I still don’t understand this. If 100 does not evenly go into the year, wouldn’t it not be a leap year?

If 4 does AND 100 does not, it’s a leap year. If 400 does, it’s a leap year.

Quote:

The Gregorian Calendar has become the internationally accepted civil calendar. The leap year rule for the Gregorian Calendar differs slightly from one for the Julian Calendar. The Gregorian leap year rule is: Every year that is exactly divisible by four is a leap year, except for years that are exactly divisible by 100, but these centurial years are leap years if they are exactly divisible by 400. For example, the years 1700, 1800, and 1900 are not leap years, but the year 2000 is. The Gregorian dates for Easter are computed from a set of ecclesiastical rules and tables.

So does it go like this in terms of order?

if divisible by 4 = true and divisible by 100 does not equal 0 then statement is true and program moves on to display this is a leap year?
if divisible by 100 does = 0 than statement is false and will bring the OR into concern?

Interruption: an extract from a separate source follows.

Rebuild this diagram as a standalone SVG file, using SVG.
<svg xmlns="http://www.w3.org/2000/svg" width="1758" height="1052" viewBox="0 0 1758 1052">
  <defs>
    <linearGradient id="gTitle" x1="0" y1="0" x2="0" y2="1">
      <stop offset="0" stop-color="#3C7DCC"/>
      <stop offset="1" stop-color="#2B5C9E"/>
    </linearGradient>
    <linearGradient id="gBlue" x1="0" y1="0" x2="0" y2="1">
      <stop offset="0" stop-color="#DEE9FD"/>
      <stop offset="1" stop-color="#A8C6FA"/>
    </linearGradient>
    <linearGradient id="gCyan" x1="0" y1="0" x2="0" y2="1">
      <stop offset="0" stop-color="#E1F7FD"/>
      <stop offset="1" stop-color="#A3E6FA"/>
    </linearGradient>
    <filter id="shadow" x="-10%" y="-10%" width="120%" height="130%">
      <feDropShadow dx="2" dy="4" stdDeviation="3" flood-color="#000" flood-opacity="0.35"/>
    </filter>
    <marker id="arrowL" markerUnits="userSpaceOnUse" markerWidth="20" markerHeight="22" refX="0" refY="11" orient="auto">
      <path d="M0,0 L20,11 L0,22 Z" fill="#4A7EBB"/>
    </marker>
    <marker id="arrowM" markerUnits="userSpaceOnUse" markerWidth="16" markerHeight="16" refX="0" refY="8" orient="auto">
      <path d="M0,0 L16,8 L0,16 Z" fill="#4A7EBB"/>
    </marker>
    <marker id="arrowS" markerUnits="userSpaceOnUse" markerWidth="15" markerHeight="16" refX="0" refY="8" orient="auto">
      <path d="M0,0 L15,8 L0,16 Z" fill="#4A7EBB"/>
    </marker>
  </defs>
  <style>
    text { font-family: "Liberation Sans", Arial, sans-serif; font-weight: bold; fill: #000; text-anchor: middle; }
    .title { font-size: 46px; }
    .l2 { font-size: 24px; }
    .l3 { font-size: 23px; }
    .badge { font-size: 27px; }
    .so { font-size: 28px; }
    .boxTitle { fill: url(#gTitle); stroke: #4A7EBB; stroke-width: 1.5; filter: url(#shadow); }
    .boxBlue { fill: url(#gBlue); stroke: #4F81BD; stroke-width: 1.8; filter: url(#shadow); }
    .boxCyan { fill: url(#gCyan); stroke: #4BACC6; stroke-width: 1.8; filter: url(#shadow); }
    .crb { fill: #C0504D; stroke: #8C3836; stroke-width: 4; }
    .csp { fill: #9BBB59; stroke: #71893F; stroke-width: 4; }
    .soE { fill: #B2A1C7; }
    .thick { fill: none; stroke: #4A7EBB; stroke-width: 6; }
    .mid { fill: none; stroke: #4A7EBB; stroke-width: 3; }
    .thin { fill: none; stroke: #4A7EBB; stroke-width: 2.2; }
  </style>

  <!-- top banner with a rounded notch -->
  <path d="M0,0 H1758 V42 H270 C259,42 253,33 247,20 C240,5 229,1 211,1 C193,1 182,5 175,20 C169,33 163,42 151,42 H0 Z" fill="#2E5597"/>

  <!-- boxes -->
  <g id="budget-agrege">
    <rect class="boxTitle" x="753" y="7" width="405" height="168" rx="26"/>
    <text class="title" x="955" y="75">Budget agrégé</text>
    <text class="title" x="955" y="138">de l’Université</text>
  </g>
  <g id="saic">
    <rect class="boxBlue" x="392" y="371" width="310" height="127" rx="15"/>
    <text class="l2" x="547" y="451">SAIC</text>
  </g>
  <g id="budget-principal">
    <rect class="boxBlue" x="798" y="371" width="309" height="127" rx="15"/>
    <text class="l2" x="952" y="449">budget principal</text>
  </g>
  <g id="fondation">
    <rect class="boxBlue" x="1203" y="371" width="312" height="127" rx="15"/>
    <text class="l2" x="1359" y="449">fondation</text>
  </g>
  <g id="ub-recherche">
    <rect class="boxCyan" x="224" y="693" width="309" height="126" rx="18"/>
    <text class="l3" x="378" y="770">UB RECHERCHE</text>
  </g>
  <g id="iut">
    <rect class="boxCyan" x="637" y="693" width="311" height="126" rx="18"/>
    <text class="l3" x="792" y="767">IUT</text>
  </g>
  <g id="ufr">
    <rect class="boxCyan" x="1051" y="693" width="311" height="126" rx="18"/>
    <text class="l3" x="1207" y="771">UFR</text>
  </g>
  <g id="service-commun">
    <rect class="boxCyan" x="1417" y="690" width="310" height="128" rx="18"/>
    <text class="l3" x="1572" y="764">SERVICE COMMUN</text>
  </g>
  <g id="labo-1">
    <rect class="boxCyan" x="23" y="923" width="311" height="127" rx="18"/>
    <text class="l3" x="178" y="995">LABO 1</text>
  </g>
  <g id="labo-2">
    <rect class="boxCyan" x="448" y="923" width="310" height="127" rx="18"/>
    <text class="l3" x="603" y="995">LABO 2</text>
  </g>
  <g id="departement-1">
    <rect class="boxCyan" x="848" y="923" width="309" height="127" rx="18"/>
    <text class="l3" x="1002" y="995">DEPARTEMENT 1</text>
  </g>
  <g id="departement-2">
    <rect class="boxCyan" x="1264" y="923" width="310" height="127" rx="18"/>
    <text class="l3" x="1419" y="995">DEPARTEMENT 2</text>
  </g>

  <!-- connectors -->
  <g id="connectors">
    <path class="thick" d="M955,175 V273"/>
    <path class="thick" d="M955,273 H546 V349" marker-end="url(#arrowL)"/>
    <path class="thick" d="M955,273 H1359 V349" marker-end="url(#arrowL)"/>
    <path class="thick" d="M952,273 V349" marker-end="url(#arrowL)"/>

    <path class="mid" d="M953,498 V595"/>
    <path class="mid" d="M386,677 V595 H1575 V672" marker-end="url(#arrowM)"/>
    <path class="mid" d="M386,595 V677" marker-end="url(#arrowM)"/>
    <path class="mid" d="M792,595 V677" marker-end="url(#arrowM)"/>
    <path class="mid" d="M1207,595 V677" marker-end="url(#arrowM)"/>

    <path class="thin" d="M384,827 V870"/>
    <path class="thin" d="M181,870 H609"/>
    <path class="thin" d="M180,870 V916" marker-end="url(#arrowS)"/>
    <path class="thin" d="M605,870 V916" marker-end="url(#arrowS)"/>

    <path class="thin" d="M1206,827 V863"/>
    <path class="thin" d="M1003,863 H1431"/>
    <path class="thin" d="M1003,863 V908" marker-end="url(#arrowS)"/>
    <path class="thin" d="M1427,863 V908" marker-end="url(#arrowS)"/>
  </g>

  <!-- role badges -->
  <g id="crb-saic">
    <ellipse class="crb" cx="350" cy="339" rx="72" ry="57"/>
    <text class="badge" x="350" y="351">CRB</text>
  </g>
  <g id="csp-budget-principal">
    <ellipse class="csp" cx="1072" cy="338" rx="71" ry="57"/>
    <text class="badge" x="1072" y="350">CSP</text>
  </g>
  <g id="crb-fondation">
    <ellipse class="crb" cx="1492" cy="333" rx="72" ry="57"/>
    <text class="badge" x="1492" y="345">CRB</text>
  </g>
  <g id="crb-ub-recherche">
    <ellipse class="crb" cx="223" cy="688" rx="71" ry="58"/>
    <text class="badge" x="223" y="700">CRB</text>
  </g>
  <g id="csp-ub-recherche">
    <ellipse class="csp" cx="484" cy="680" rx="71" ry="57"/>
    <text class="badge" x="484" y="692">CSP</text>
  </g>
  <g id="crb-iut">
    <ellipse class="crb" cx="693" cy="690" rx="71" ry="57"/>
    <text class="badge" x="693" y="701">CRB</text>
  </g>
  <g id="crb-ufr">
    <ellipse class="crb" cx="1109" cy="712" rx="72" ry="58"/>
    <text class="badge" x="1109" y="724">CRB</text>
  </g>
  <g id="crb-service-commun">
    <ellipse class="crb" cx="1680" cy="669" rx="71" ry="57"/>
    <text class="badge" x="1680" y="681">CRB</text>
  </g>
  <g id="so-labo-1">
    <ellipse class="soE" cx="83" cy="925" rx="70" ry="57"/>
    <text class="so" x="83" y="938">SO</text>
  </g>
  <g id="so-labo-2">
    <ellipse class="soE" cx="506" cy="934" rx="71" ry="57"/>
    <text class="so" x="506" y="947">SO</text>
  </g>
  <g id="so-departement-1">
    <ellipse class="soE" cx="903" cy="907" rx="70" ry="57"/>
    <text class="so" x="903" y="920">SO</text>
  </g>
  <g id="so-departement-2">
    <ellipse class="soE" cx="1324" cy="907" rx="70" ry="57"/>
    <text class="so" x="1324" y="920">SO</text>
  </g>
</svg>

It does go from left to right. If the year is exactly divisible by 4, the next expression is evaluated, so we check if the year is not exactly divisible by 100. If that is true, then both expressions on either side of the `&&` are true, so the `if()` condition is satisfied at that point, and the code inside the `if` block executes. If either of those expressions evaluates to false then the condition to the right of the `||` operator is checked. If the year is exactly divisible by 400 the `if()` condition is satisfied, and the code executes. The condition following `||` (or) is only evaluated if either of the conditions preceding it is false.